How Can I Become a Nature Illustrator?
Research what it takes to become a nature illustrator. Learn about education requirements, important job skills, potential employers and salary to find out if this is the career for you.
What Is a Nature Illustrator?
A nature illustrator is someone who produces drawings of nature scenes, animals or natural processes. Their work may be used in printed form for cards, calendars or wall art. They may also produce work that is used to illustrate information in books or other printed materials. They are skilled artists who are capable of producing an accurate two-dimensional rendering of natural objects or animals.
|Education Required||None, though formal training through a fine arts degree program is common|
|Key Skills||Manual dexterity, observational skills, an ability to convey depth and proportion|
|Job Growth (2018-2028)||% (for all fine artists, including illustrators)*|
|Median Salary (2018)||$49,380 (for all fine artists, including illustrators)*|
Source: *U.S. Bureau of Labor Statistics
What Kind of Education Do I Need to be a Nature Illustrator?
Artistic pursuits such as drawing or illustration do not necessarily demand formal education. Despite this, many hopeful artists pursue postsecondary educational opportunities. A 4-year bachelor's degree program in art should provide you with critique from established artists, space for conceptual development and an environment in which to hone your skills.
Most colleges and universities have 4-year bachelor's degree programs in art with specializations in drawing.
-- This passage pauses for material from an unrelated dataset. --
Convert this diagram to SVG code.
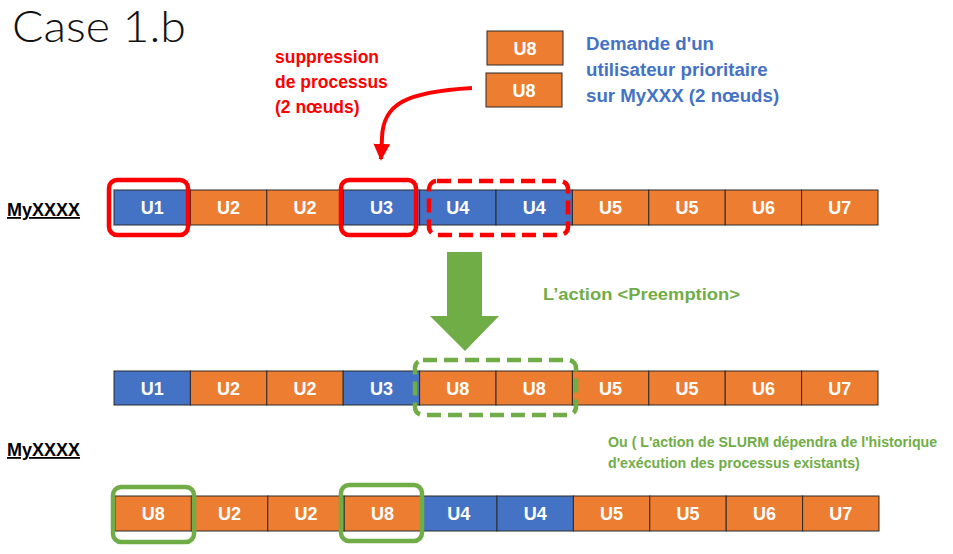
<svg xmlns="http://www.w3.org/2000/svg" width="953" height="554" viewBox="0 0 953 554">
<defs>
<style>
.b{fill:#4472C4;stroke:#2b2b2b;stroke-width:1}
.o{fill:#ED7D31;stroke:#2b2b2b;stroke-width:1}
.ct{font-family:"Liberation Sans",Arial,sans-serif;font-weight:bold;font-size:18px;fill:#fff;text-anchor:middle}
.lbl{font-family:"Liberation Sans",Arial,sans-serif;font-weight:bold;font-size:18px;fill:#000;text-decoration:underline}
.red{font-family:"Liberation Sans",Arial,sans-serif;font-weight:bold;font-size:17.5px;fill:#FF0000}
.blue{font-family:"Liberation Sans",Arial,sans-serif;font-weight:bold;font-size:18.7px;fill:#4472C4}
.green{font-family:"Liberation Sans",Arial,sans-serif;font-weight:bold;font-size:14.2px;fill:#70AD47}
.gbig{font-size:16px}
.rbox{fill:none;stroke:#FF0000;stroke-width:4.5}
.gbox{fill:none;stroke:#70AD47;stroke-width:4.5}
</style>
<marker id="rh" viewBox="0 0 10 10" refX="9" refY="5" markerWidth="4.2" markerHeight="4.2" orient="auto" markerUnits="strokeWidth">
<path d="M0 0 L10 5 L0 10 Z" fill="#FF0000"/>
</marker>
</defs>
<rect width="953" height="554" fill="#fff"/>
<text x="12" y="42" font-family="Lato,'Liberation Sans',Arial,sans-serif" font-weight="300" font-size="43" fill="#111" textLength="174" lengthAdjust="spacingAndGlyphs">Case 1.b</text>

<g id="label-red">
<text class="red" x="275" y="63">suppression</text>
<text class="red" x="275" y="88">de processus</text>
<text class="red" x="275" y="113">(2 nœuds)</text>
</g>
<g id="request">
<rect class="o" x="487" y="31" width="76" height="34"/>
<text class="ct" x="525" y="54.5">U8</text>
<rect class="o" x="486" y="73" width="76" height="34"/>
<text class="ct" x="524" y="96.5">U8</text>
</g>
<g id="label-blue">
<text class="blue" x="586" y="50">Demande d'un</text>
<text class="blue" x="586" y="76">utilisateur prioritaire</text>
<text class="blue" x="586" y="102">sur MyXXX (2 nœuds)</text>
</g>

<g id="row1">
<text class="lbl" x="7" y="216">MyXXXX</text>
<rect class="b" x="114" y="190" width="76.4" height="35"/><text class="ct" x="152.2" y="214">U1</text>
<rect class="o" x="190.4" y="190" width="76.4" height="35"/><text class="ct" x="228.6" y="214">U2</text>
<rect class="o" x="266.8" y="190" width="76.4" height="35"/><text class="ct" x="305" y="214">U2</text>
<rect class="b" x="343.2" y="190" width="76.4" height="35"/><text class="ct" x="381.4" y="214">U3</text>
<rect class="b" x="419.6" y="190" width="76.4" height="35"/><text class="ct" x="457.8" y="214">U4</text>
<rect class="b" x="496" y="190" width="76.4" height="35"/><text class="ct" x="534.2" y="214">U4</text>
<rect class="o" x="572.4" y="190" width="76.4" height="35"/><text class="ct" x="610.6" y="214">U5</text>
<rect class="o" x="648.8" y="190" width="76.4" height="35"/><text class="ct" x="687" y="214">U5</text>
<rect class="o" x="725.2" y="190" width="76.4" height="35"/><text class="ct" x="763.4" y="214">U6</text>
<rect class="o" x="801.6" y="190" width="76.4" height="35"/><text class="ct" x="839.8" y="214">U7</text>
</g>
<g id="hl-red">
<rect class="rbox" x="109" y="180" width="79" height="55" rx="8"/>
<rect class="rbox" x="341" y="180" width="75" height="55" rx="8"/>
<rect class="rbox" x="429" y="181" width="139" height="54" rx="8" stroke-dasharray="14 7"/>
</g>

<g id="row2">
<rect class="b" x="114" y="371" width="76.4" height="34"/><text class="ct" x="152.2" y="394.5">U1</text>
<rect class="o" x="190.4" y="371" width="76.4" height="34"/><text class="ct" x="228.6" y="394.5">U2</text>
<rect class="o" x="266.8" y="371" width="76.4" height="34"/><text class="ct" x="305" y="394.5">U2</text>
<rect class="b" x="343.2" y="371" width="76.4" height="34"/><text class="ct" x="381.4" y="394.5">U3</text>
<rect class="o" x="419.6" y="371" width="76.4" height="34"/><text class="ct" x="457.8" y="394.5">U8</text>
<rect class="o" x="496" y="371" width="76.4" height="34"/><text class="ct" x="534.2" y="394.5">U8</text>
<rect class="o" x="572.4" y="371" width="76.4" height="34"/><text class="ct" x="610.6" y="394.5">U5</text>
<rect class="o" x="648.8" y="371" width="76.4" height="34"/><text class="ct" x="687" y="394.5">U5</text>
<rect class="o" x="725.2" y="371" width="76.4" height="34"/><text class="ct" x="763.4" y="394.5">U6</text>
<rect class="o" x="801.6" y="371" width="76.4" height="34"/><text class="ct" x="839.8" y="394.5">U7</text>
</g>
<g id="hl-green-dash">
<rect class="gbox" x="415" y="360" width="161" height="55" rx="8" stroke-dasharray="14 7"/>
</g>

<g id="row3">
<text class="lbl" x="7" y="456">MyXXXX</text>
<rect class="o" x="115" y="496" width="76.4" height="35"/><text class="ct" x="153.2" y="520">U8</text>
<rect class="o" x="191.4" y="496" width="76.4" height="35"/><text class="ct" x="229.6" y="520">U2</text>
<rect class="o" x="267.8" y="496" width="76.4" height="35"/><text class="ct" x="306" y="520">U2</text>
<rect class="o" x="344.2" y="496" width="76.4" height="35"/><text class="ct" x="382.4" y="520">U8</text>
<rect class="b" x="420.6" y="496" width="76.4" height="35"/><text class="ct" x="458.8" y="520">U4</text>
<rect class="b" x="497" y="496" width="76.4" height="35"/><text class="ct" x="535.2" y="520">U4</text>
<rect class="o" x="573.4" y="496" width="76.4" height="35"/><text class="ct" x="611.6" y="520">U5</text>
<rect class="o" x="649.8" y="496" width="76.4" height="35"/><text class="ct" x="688" y="520">U5</text>
<rect class="o" x="726.2" y="496" width="76.4" height="35"/><text class="ct" x="764.4" y="520">U6</text>
<rect class="o" x="802.6" y="496" width="76.4" height="35"/><text class="ct" x="840.8" y="520">U7</text>
</g>
<g id="hl-green">
<rect class="gbox" x="113" y="487" width="81" height="55" rx="8"/>
<rect class="gbox" x="341" y="485" width="81" height="56" rx="8"/>
</g>

<g id="label-green">
<text class="green gbig" x="543" y="300" textLength="197" lengthAdjust="spacingAndGlyphs">L’action &lt;Preemption&gt;</text>
<text class="green" x="608" y="447">Ou ( L'action de SLURM dépendra de l'historique</text>
<text class="green" x="608" y="468">d'exécution des processus existants)</text>
</g>

<g id="connectors">
<path d="M472 88 C405 92 383 104 382 138 L381 159" fill="none" stroke="#FF0000" stroke-width="4" marker-end="url(#rh)"/>
<polygon points="447,252 482,252 482,316 499,316 465,351 430,316 447,316" fill="#70AD47"/>
</g>
</svg>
In these settings, you will likely be required to satisfy core curriculum requirements in the humanities or sciences. Your coursework in art will typically emphasize studio experience, as well as offer exposure to fundamental art critique and history. Most programs also demand that you establish a collection of your work to demonstrate the evolution, nature and quality of your pieces.
Beyond a traditional bachelor's degree, you may pursue 4-year degree programs at technical schools or private fine arts institutions. These programs may not have general curriculum requirements outside of your field, and often focus solely on the technical aspects of art.
You might also consider opportunities for graduate education. Many universities have master's degree programs in the arts that offer a specialization in drawing. These programs will emphasize individual development and often prepare you for professional positions in the art field.
What Kind of Skills Do I Need?
Steady hands, strong hand-eye coordination and a grasp of visual art are useful traits for aspiring illustrators. Because you will be rendering three-dimensional objects in two-dimensional representations, you should have a sense of space, proportion and depth on paper.
Where Can I Work?
Nature illustrators, or scientific illustrators, work in a variety of settings and mediums. You could draw representations for scientific publications or work in the educational publishing industry, providing material for textbooks. Some independent artists specialize in naturalistic artwork, and sell pieces in art galleries.
What Are Some Related Alternative Careers?
Multimedia artists and animators and sculptors share a common work objective with nature illustrators. All of these professionals use their artistic skills to produce an artistic rendering. Multimedia artists, like nature illustrators, are more likely to produce artistic content that will supplement other material. They may produce images that will be incorporated into a television show, movie or video game. Sculptors mold or join materials to make three-dimensional works of art. Multimedia artists and animators, sculptors and nature illustrators all must be capable of taking an idea and reproducing it in their artistic form. Multimedia artists and animators need a bachelor's degree; sculptors do not necessarily need a degree, although postsecondary studies may be an asset.